La Nina ruled the roost the past two summers, with plenty of heat and humidity along the East Coast. Two of the hottest summers on record in Philadelphia have occurred in the past two summers.
The good news? We probably don't have a third hot summer in a row in store for the region.
The bad news? Like most any summer, we will get heat, humidity, and rain.
In coming up with my summer 'projection', I've looked at a few factors in shaping this forecast. First, summers that are in a developing Nino pattern. This summer will likely fit that pattern as El Nino is starting to bubble in the tropical Pacific. Typically a Nino summer has at least one "cool" month tied to it...it rarely goes hot all the way through but 1991 was an exception...and that started out hot in May and kept on rolling along throughout the summer. Based on our pattern in May so far, a 1991 repeat is not likely.

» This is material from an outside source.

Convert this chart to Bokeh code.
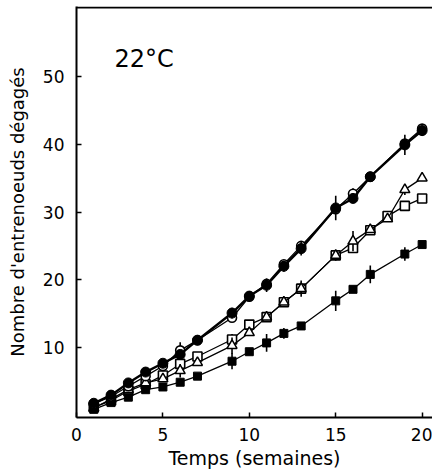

Second, the rainfall patterns of the past couple of months. Spring until the last four weeks was pretty dry across the Eastern US...with recent rains helping to catch us up somewhat to normal. Had we continued in a dry pattern, we would lean a bit hotter in this forecast but with rainfall helping to moisten the ground up we might not have the propensity to torch as easily as we did in March and April, when the ground was pretty dry and we were in a very dry pattern, resulting in 80's both months and a near-record warmest March. Do Spring rains matter? Well, to an extent they do. Years where we were above average in rain in April and May were below average in summer temperature (see 2007, 2009). 2011 came in hot as a dry spell kicked in after a three inch rainfall in mid April and continued through July, with May rains coming in less than half of normal. It isn't a clear cut consideration but it can help or hinder the prospect of heat over the course of summer. If we stay damp/wet into June we will likely not have the same level of heat that we have had the past couple of summers.
In terms of rainfall, much of that is dependent on the strength of the summertime heat ridge that will build over the Southeast. The stronger the ridge, the higher the likelihood of a storm track to Philadelphia's north and the higher the likelihood of heat. Most of the heat in the US appears to set up in the Midwest, South, and Ohio Valley. This could yield a wetter than average pattern along the East Coast this summer although we hopefully won't see the levels of rain and flooding we saw last year. Rainfall could end up being higher than average in June and again in August, with July being near or slightly below average.